Some texts interpret confidence intervals as follows: if I repeat the experiment over and over, the interval will contain the parameter 95 percent of the time. This is correct but useless since we rarely repeat the same experiment over and over. A better interpretation is this:

On day 1, you collect data and construct a 95 percent confidence interval for a parameter \(\theta_{1}\). On day 2, you collect new data and construct a 95 percent confidence interval for an unrelated parameter \(\theta_{2}\). On day 3, you collect new data and construct a 95 percent confidence interval for an unrelated parameter \(\theta_{3}\). You continue this way constructing confidence intervals for a sequence of unrelated parameters \(\theta_{1}, \theta_{2}, \theta_{3}, \ldots\) Then 95 percent of your intervals will trap the true parameter value. There is no need to introduce the idea of repeating the same experiment over and over.
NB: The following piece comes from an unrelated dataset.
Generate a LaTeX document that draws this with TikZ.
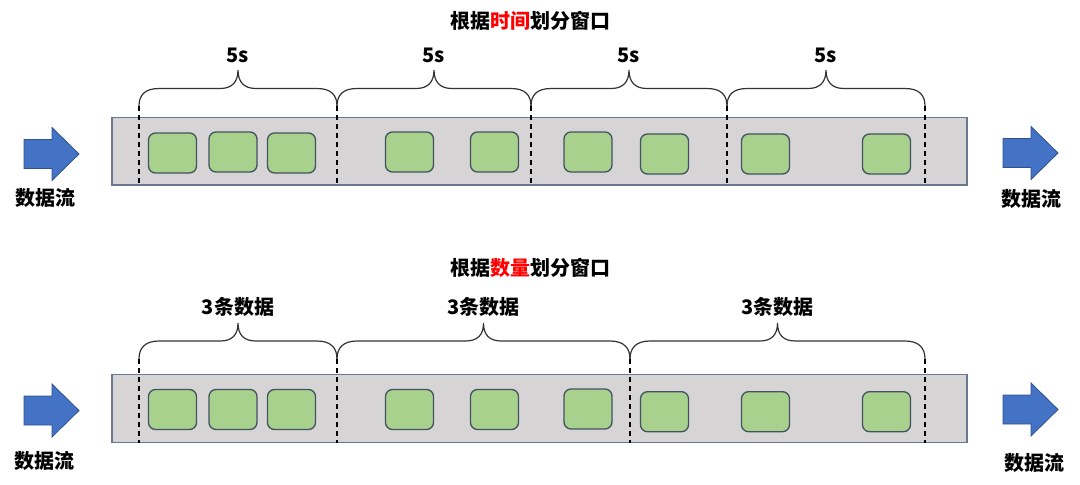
\documentclass[tikz,border=0pt]{standalone}
\usepackage{fontspec}
\setmainfont{Noto Sans CJK SC}
\usepackage{tikz}
\definecolor{grainfill}{RGB}{169, 209, 142}
\definecolor{grainedge}{RGB}{66, 82, 96}
\definecolor{bandfill}{RGB}{215, 212, 213}
\definecolor{bandedge}{RGB}{106, 121, 145}
\definecolor{flowblue}{RGB}{68, 114, 196}
\definecolor{flowedge}{RGB}{47, 82, 143}
\definecolor{keyred}{RGB}{255, 0, 0}
\tikzset{
    band/.style    = {fill=bandfill, draw=bandedge, line width=1.3pt},
    grain/.style   = {draw=grainedge, fill=grainfill, line width=1.3pt, rounded corners=7pt,
                      minimum width=48pt, minimum height=40pt, inner sep=0pt},
    divider/.style = {line width=1.4pt, dash pattern=on 5pt off 4pt},
    curly/.style   = {line width=1.2pt, draw=black!80},
    flow/.style    = {fill=flowblue, draw=flowedge, line width=0.8pt},
    caption/.style = {font=\bfseries\fontsize{20}{24}\selectfont, inner sep=0pt},
}
\begin{document}
\begin{tikzpicture}[x=1pt, y=-1pt]
        \useasboundingbox (0,0) rectangle (1080,485);
        % windows by time
        \node[caption] (titletime) at (530, 21) {根据\textcolor{keyred}{时间}划分窗口};
        \filldraw[band] (112,117.7) rectangle (967,185);
        \foreach \x/\y [count=\i] in {172.5/153, 233/152, 291.5/153, 409.5/152, 494.5/152,
                                      588/152, 664.5/154, 765.5/154, 886.5/154}
            \node[grain] (t\i) at (\x,\y) {};
        \foreach \x in {139, 337, 531, 727, 925}
            \draw[divider] (\x,106) -- (\x,185);
        \foreach \a/\b [count=\i] in {139/337, 337/531, 531/727, 727/925} {
            \pgfmathsetmacro\m{(\a+\b)/2}
            \draw[curly] (\a,106) .. controls (\a,95) and (\a+6,88.5) .. (\a+20,88.5) -- (\m-18,88.5)
                 .. controls (\m-6,88.5) and (\m,82) .. (\m,70) .. controls (\m,82) and (\m+6,88.5) .. (\m+18,88.5)
                 -- (\b-20,88.5) .. controls (\b-6,88.5) and (\b,95) .. (\b,106);
            \node[caption] (span\i) at (\m,55) {5s};
        }
        % windows by count
        \node[caption] (titlecount) at (530,268) {根据\textcolor{keyred}{数量}划分窗口};
        \filldraw[band] (112,374.3) rectangle (967,442.7);
        \foreach \x/\y [count=\i] in {172.5/409.5, 233/409.5, 291.5/409.5, 409.5/409.5, 494.5/409.5,
                                      588/409, 664.5/411.7, 765.5/411.7, 886.5/411.7}
            \node[grain] (c\i) at (\x,\y) {};
        \foreach \x in {139, 337, 630, 925}
            \draw[divider] (\x,359) -- (\x,442.7);
        \foreach \a/\b [count=\i] in {139/337, 337/630, 630/925} {
            \pgfmathsetmacro\m{(\a+\b)/2}
            \draw[curly] (\a,359) .. controls (\a,348) and (\a+6,341) .. (\a+20,341) -- (\m-18,341)
                 .. controls (\m-6,341) and (\m,335) .. (\m,323) .. controls (\m,335) and (\m+6,341) .. (\m+18,341)
                 -- (\b-20,341) .. controls (\b-6,341) and (\b,348) .. (\b,359);
            \node[caption] (batch\i) at (\m,307) {3条数据};
        }
        % stream arrows
        \foreach \tx/\ty in {79/154, 1058/153, 79/410.5, 1058/409.5}
            \filldraw[flow] (\tx-55,\ty-14.5) -- (\tx-27,\ty-14.5) -- (\tx-27,\ty-26.5) -- (\tx,\ty)
                 -- (\tx-27,\ty+26.5) -- (\tx-27,\ty+14.5) -- (\tx-55,\ty+14.5) -- cycle;
        \node[caption] (streamtl) at (46,198)   {数据流};
        \node[caption] (streamtr) at (1031,199) {数据流};
        \node[caption] (streambl) at (45,461)   {数据流};
        \node[caption] (streambr) at (1034,463) {数据流};
\end{tikzpicture}
\end{document}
Remember, when we're doing frequentist statistics, we care about the frequency properties of the methods we use. A 95 percent confidence interval is a statement about how confident we are in the procedure that we're using, not about our confidence on any given time that we use that procedure. For this particular case, if we look at the second set of plots, our confidence interval should capture the red lines about 95 percent of the time. We see that this time around, we got lucky and captured the true population value every time. Also notice that the confidence intervals for the changing urn still worked. This is why the interpretation of "[asking] the same questions in the same way at the same time as the poll was taken" is useless. We don't need to be doing that for our confidence intervals to work!

I doubt we'll see a day when newscasters begin the polling segments of their coverage with, "Well, nothing all that significant has happened in the polls today, so instead lets throw it over to this video of kittens." But we can hope.